College of Engineering News • Iowa State University

It was a high-energy summer for Iowa State undergraduates at European physics lab

“I’m going to CERN,” John Hauptman told the undergraduates in his classical physics course, referring to the European Organization for Nuclear Research and the home of the Large Hadron Collider. He explained he needed students to help with some projects he’d finish there over the summer. “If anyone wants to come along, send an email.”

Waidanz, then a first-semester freshman and now a sophomore physics major from Glen Ellyn, Ill., opened her laptop and sent a note right away.

Hauptman, a professor of physics and astronomy, was facing a busy summer as part of the DREAM Project, an Italian-American collaboration led by Richard Wigmans, a professor of physics at Texas Tech University in Lubbock. Project collaborators are working to develop a new kind of particle detector for high-energy physics, a calorimeter to measure the energies of hadronic particles, subatomic particles made up of quarks, such as protons, neutrons and pions.

“The goal of the project is to develop the best detector in the world by far,” Hauptman said.

To help make that happen, Hauptman’s goal for the summer of 2011 was to build nearly a half ton of instrumentation designed to test one of the concepts behind the DREAM detector.
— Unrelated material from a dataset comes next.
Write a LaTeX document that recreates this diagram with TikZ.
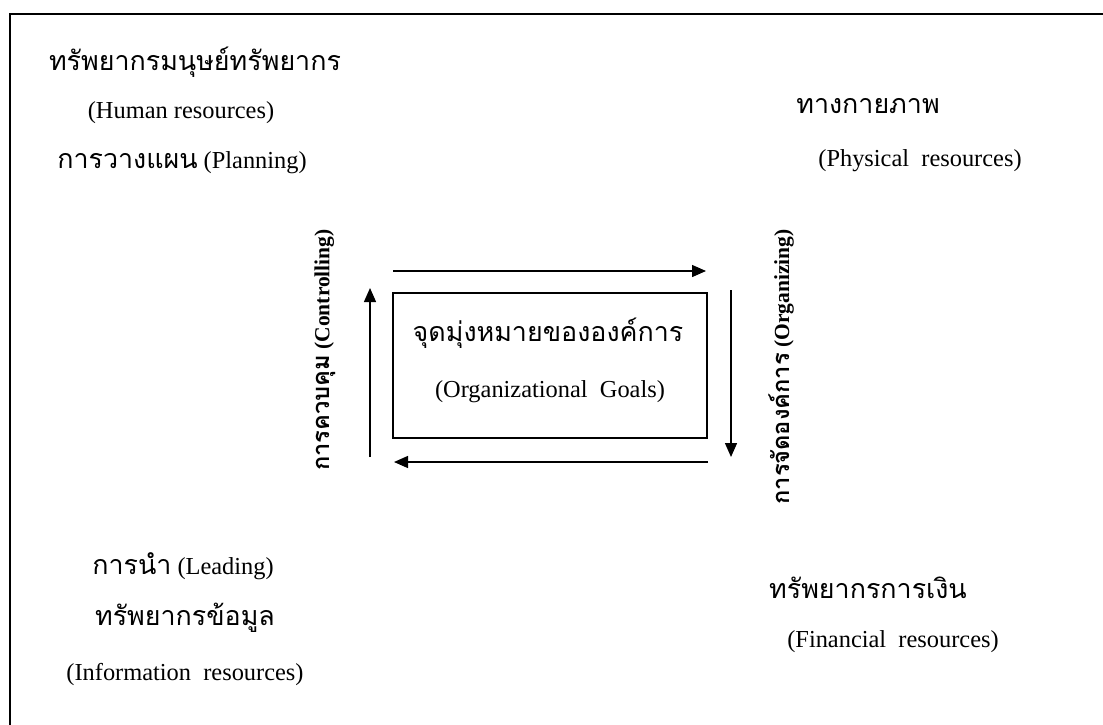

It was going to be a big job at CERN. And so he asked if there were any students willing and able to help.

“I wasn’t sure if he was joking at first,” said Waidanz.

But she sent Hauptman a note, “If you’re serious …”

Before long, Hauptman had assembled a team of 10 undergraduates, most of them freshmen.

Of the 10 undergraduates, four were from the College of Engineering:

  • Aaron Bazal, an electrical engineering major from Newton
  • Anthony de los Reyes, an electrical engineering major from Moline, Ill.
  • Cody Ross, an electrical engineering major from Batavia
  • Priscila Torres, a physics and aerospace engineering major from Harrison, Ark.